Problem to work on:
Would you transcribe the whole listing exactly, minus its pictures?

═══ Available data

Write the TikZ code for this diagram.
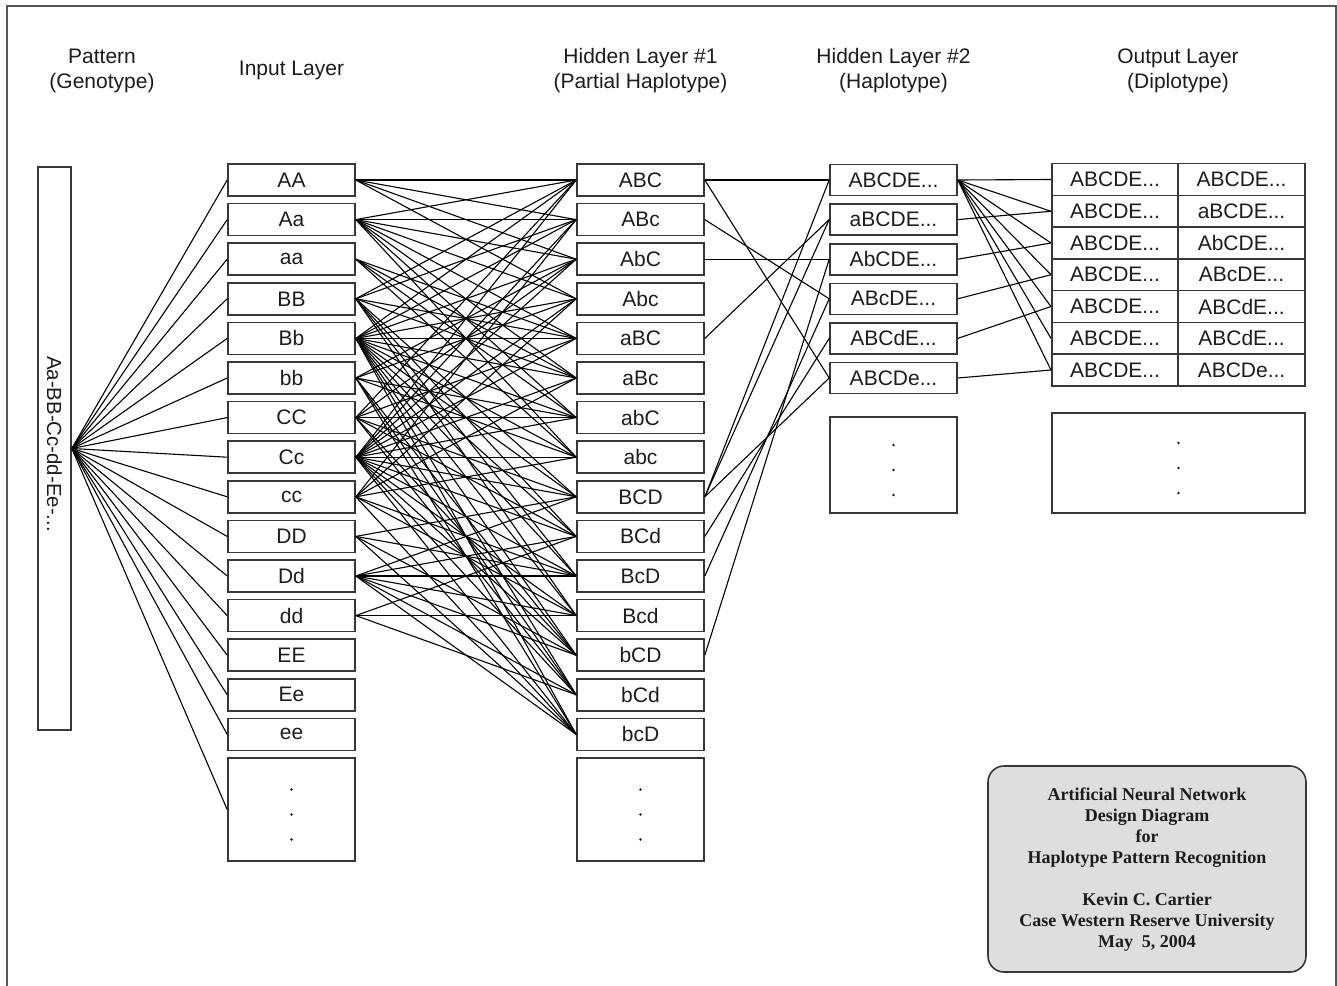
\documentclass[tikz,border=0pt]{standalone}
\usepackage{fontspec}
\setmainfont{Liberation Sans}
\newfontfamily\titlefont{Liberation Serif}
\definecolor{ink}{RGB}{28,28,28}
\definecolor{boxline}{RGB}{55,55,55}
\definecolor{panel}{RGB}{222,222,222}
\definecolor{framegray}{RGB}{85,85,85}

\begin{document}
\begin{tikzpicture}[x=.5pt,y=-.5pt,
 every node/.style={font=\fontsize{10.5}{12.5}\selectfont,text=ink},
 cell/.style={draw=boxline,line width=.8pt,minimum width=63.5pt,
   minimum height=16pt,inner sep=0pt},
 pair/.style={cell,minimum width=63.25pt,minimum height=15.9pt},
 more/.style={draw=boxline,line width=.8pt,inner sep=0pt,minimum width=63.5pt},
 link/.style={black,line width=.55pt},
 head/.style={align=center}]
\useasboundingbox (0,0) rectangle (1337,985);
\draw[framegray,line width=1.3pt] (7,1000)--(7,6)--(1336,6)--(1336,1000);

% column titles
\node[head] at (102,70.5) {Pattern\\(Genotype)};
\node[head] at (291.5,70) {Input Layer};
\node[head] at (640.5,70.5) {Hidden Layer \#1\\(Partial Haplotype)};
\node[head] at (893.5,70.5) {Hidden Layer \#2\\(Haplotype)};
\node[head] at (1178,70.5) {Output Layer\\(Diplotype)};

% pattern
\node[draw=boxline,line width=.8pt,minimum width=16.5pt,minimum height=281.5pt,
      inner sep=0pt] (pat) at (54.5,448.5) {};
\node[rotate=-90,font=\fontsize{10.2}{12}\selectfont] at (54.5,444) {Aa-BB-Cc-dd-Ee-...};

% input layer
\foreach \n [count=\i] in {AA,Aa,aa,BB,Bb,bb,CC,Cc,cc,DD,Dd,dd,EE,Ee,ee}
 \node[cell] (g\n) at (291.5,{180+(\i-1)*39.6}) {\n};
\node[more,minimum height=51.5pt] (gmore) at (291.5,809.5) {};

% hidden layer 1
\foreach \n [count=\i] in {ABC,ABc,AbC,Abc,aBC,aBc,abC,abc,BCD,BCd,BcD,Bcd,bCD,bCd,bcD}
 \node[cell] (h\n) at (640.5,{180+(\i-1)*39.6}) {\n};
\node[more,minimum height=51.5pt] (hmore) at (640.5,809.5) {};

% hidden layer 2
\foreach \n [count=\i] in {ABCDE,aBCDE,AbCDE,ABcDE,ABCdE,ABCDe}
 \node[cell,minimum height=15.5pt] (t\n) at (893.5,{180+(\i-1)*39.6}) {\n...};
\node[more,minimum height=48pt] (tmore) at (893.5,465) {};

% output layer
\foreach \r [count=\i] in {ABCDE,aBCDE,AbCDE,ABcDE,ABCdE,ABCdE,ABCDe}{
 \node[pair] (o\i) at (1115,{179.5+(\i-1)*31.75}) {ABCDE...};
 \node[pair] (p\i) at (1241.5,{179.5+(\i-1)*31.75}) {\r...};}
\node[more,minimum width=126.5pt,minimum height=50pt] (omore) at (1178.5,463) {};

\foreach \b in {gmore,hmore,tmore,omore}
 \foreach \d in {-20,5,30}
  \fill[ink] (\b.center) ++(0,\d) circle[radius=.65pt];

% pattern to inputs
\foreach \n in {AA,Aa,aa,BB,Bb,bb,CC,Cc,cc,DD,Dd,dd,EE,Ee,ee,more}
 \draw[link] (pat.east)--(g\n.west);

% inputs to partial haplotypes
\foreach \g/\hs in {AA/{ABC,ABc,AbC,Abc},
  Aa/{ABC,ABc,AbC,Abc,aBC,aBc,abC,abc},
  aa/{aBC,aBc,abC,abc},
  BB/{ABC,ABc,aBC,aBc,BCD,BCd,BcD,Bcd},
  Bb/{ABC,ABc,AbC,Abc,aBC,aBc,abC,abc,BCD,BCd,BcD,Bcd,bCD,bCd,bcD},
  bb/{AbC,Abc,abC,abc,bCD,bCd,bcD},
  CC/{ABC,AbC,aBC,abC,BCD,BCd,bCD,bCd},
  Cc/{ABC,ABc,AbC,Abc,aBC,aBc,abC,abc,BCD,BCd,BcD,Bcd,bCD,bCd,bcD},
  cc/{ABc,Abc,aBc,abc,BcD,Bcd,bcD},
  DD/{BCD,BcD,bCD,bcD},
  Dd/{BCD,BCd,BcD,Bcd,bCD,bCd,bcD},
  dd/{BCd,Bcd,bCd}}
 \foreach \h in \hs
  \draw[link] (g\g.east)--(h\h.west);

% partial haplotypes to haplotypes
\foreach \h/\t in {ABC/ABCDE,ABC/ABCDe,ABc/ABcDE,AbC/AbCDE,aBC/aBCDE,
  BCD/ABCDE,BCD/aBCDE,BCD/ABCDe,BCd/ABCdE,BcD/ABcDE,bCD/AbCDE}
 \draw[link] (h\h.east)--(t\t.west);

% haplotypes to diplotypes
\foreach \i in {1,...,7}
 \draw[link] (tABCDE.east)--(o\i.west);
\foreach \t/\i in {aBCDE/2,AbCDE/3,ABcDE/4,ABCdE/5,ABCDe/7}
 \draw[link] (t\t.east)--(o\i.west);

% title card
\draw[boxline,fill=panel,line width=.8pt,rounded corners=8pt]
 (988,766) rectangle (1306,972);
\node[align=center,font=\titlefont\bfseries\fontsize{9}{10.5}\selectfont]
 (card) at (1147,870) {Artificial Neural Network\\Design Diagram\\for\\
  Haplotype Pattern Recognition\\[10.5pt]Kevin C. Cartier\\
  Case Western Reserve University\\May\ \ 5, 2004};
\end{tikzpicture}
\end{document}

══════

Result for this task:
Write the TikZ code for this diagram.
\documentclass[tikz,border=0pt]{standalone}
\usepackage{fontspec}
\setmainfont{Liberation Sans}
\newfontfamily\titlefont{Liberation Serif}
\definecolor{ink}{RGB}{28,28,28}
\definecolor{boxline}{RGB}{55,55,55}
\definecolor{panel}{RGB}{222,222,222}
\definecolor{framegray}{RGB}{85,85,85}

\begin{document}
\begin{tikzpicture}[x=.5pt,y=-.5pt,
 every node/.style={font=\fontsize{10.5}{12.5}\selectfont,text=ink},
 cell/.style={draw=boxline,line width=.8pt,minimum width=63.5pt,
   minimum height=16pt,inner sep=0pt},
 pair/.style={cell,minimum width=63.25pt,minimum height=15.9pt},
 more/.style={draw=boxline,line width=.8pt,inner sep=0pt,minimum width=63.5pt},
 link/.style={black,line width=.55pt},
 head/.style={align=center}]
\useasboundingbox (0,0) rectangle (1337,985);
\draw[framegray,line width=1.3pt] (7,1000)--(7,6)--(1336,6)--(1336,1000);

% column titles
\node[head] at (102,70.5) {Pattern\\(Genotype)};
\node[head] at (291.5,70) {Input Layer};
\node[head] at (640.5,70.5) {Hidden Layer \#1\\(Partial Haplotype)};
\node[head] at (893.5,70.5) {Hidden Layer \#2\\(Haplotype)};
\node[head] at (1178,70.5) {Output Layer\\(Diplotype)};

% pattern
\node[draw=boxline,line width=.8pt,minimum width=16.5pt,minimum height=281.5pt,
      inner sep=0pt] (pat) at (54.5,448.5) {};
\node[rotate=-90,font=\fontsize{10.2}{12}\selectfont] at (54.5,444) {Aa-BB-Cc-dd-Ee-...};

% input layer
\foreach \n [count=\i] in {AA,Aa,aa,BB,Bb,bb,CC,Cc,cc,DD,Dd,dd,EE,Ee,ee}
 \node[cell] (g\n) at (291.5,{180+(\i-1)*39.6}) {\n};
\node[more,minimum height=51.5pt] (gmore) at (291.5,809.5) {};

% hidden layer 1
\foreach \n [count=\i] in {ABC,ABc,AbC,Abc,aBC,aBc,abC,abc,BCD,BCd,BcD,Bcd,bCD,bCd,bcD}
 \node[cell] (h\n) at (640.5,{180+(\i-1)*39.6}) {\n};
\node[more,minimum height=51.5pt] (hmore) at (640.5,809.5) {};

% hidden layer 2
\foreach \n [count=\i] in {ABCDE,aBCDE,AbCDE,ABcDE,ABCdE,ABCDe}
 \node[cell,minimum height=15.5pt] (t\n) at (893.5,{180+(\i-1)*39.6}) {\n...};
\node[more,minimum height=48pt] (tmore) at (893.5,465) {};

% output layer
\foreach \r [count=\i] in {ABCDE,aBCDE,AbCDE,ABcDE,ABCdE,ABCdE,ABCDe}{
 \node[pair] (o\i) at (1115,{179.5+(\i-1)*31.75}) {ABCDE...};
 \node[pair] (p\i) at (1241.5,{179.5+(\i-1)*31.75}) {\r...};}
\node[more,minimum width=126.5pt,minimum height=50pt] (omore) at (1178.5,463) {};

\foreach \b in {gmore,hmore,tmore,omore}
 \foreach \d in {-20,5,30}
  \fill[ink] (\b.center) ++(0,\d) circle[radius=.65pt];

% pattern to inputs
\foreach \n in {AA,Aa,aa,BB,Bb,bb,CC,Cc,cc,DD,Dd,dd,EE,Ee,ee,more}
 \draw[link] (pat.east)--(g\n.west);

% inputs to partial haplotypes
\foreach \g/\hs in {AA/{ABC,ABc,AbC,Abc},
  Aa/{ABC,ABc,AbC,Abc,aBC,aBc,abC,abc},
  aa/{aBC,aBc,abC,abc},
  BB/{ABC,ABc,aBC,aBc,BCD,BCd,BcD,Bcd},
  Bb/{ABC,ABc,AbC,Abc,aBC,aBc,abC,abc,BCD,BCd,BcD,Bcd,bCD,bCd,bcD},
  bb/{AbC,Abc,abC,abc,bCD,bCd,bcD},
  CC/{ABC,AbC,aBC,abC,BCD,BCd,bCD,bCd},
  Cc/{ABC,ABc,AbC,Abc,aBC,aBc,abC,abc,BCD,BCd,BcD,Bcd,bCD,bCd,bcD},
  cc/{ABc,Abc,aBc,abc,BcD,Bcd,bcD},
  DD/{BCD,BcD,bCD,bcD},
  Dd/{BCD,BCd,BcD,Bcd,bCD,bCd,bcD},
  dd/{BCd,Bcd,bCd}}
 \foreach \h in \hs
  \draw[link] (g\g.east)--(h\h.west);

% partial haplotypes to haplotypes
\foreach \h/\t in {ABC/ABCDE,ABC/ABCDe,ABc/ABcDE,AbC/AbCDE,aBC/aBCDE,
  BCD/ABCDE,BCD/aBCDE,BCD/ABCDe,BCd/ABCdE,BcD/ABcDE,bCD/AbCDE}
 \draw[link] (h\h.east)--(t\t.west);

% haplotypes to diplotypes
\foreach \i in {1,...,7}
 \draw[link] (tABCDE.east)--(o\i.west);
\foreach \t/\i in {aBCDE/2,AbCDE/3,ABcDE/4,ABCdE/5,ABCDe/7}
 \draw[link] (t\t.east)--(o\i.west);

% title card
\draw[boxline,fill=panel,line width=.8pt,rounded corners=8pt]
 (988,766) rectangle (1306,972);
\node[align=center,font=\titlefont\bfseries\fontsize{9}{10.5}\selectfont]
 (card) at (1147,870) {Artificial Neural Network\\Design Diagram\\for\\
  Haplotype Pattern Recognition\\[10.5pt]Kevin C. Cartier\\
  Case Western Reserve University\\May\ \ 5, 2004};
\end{tikzpicture}
\end{document}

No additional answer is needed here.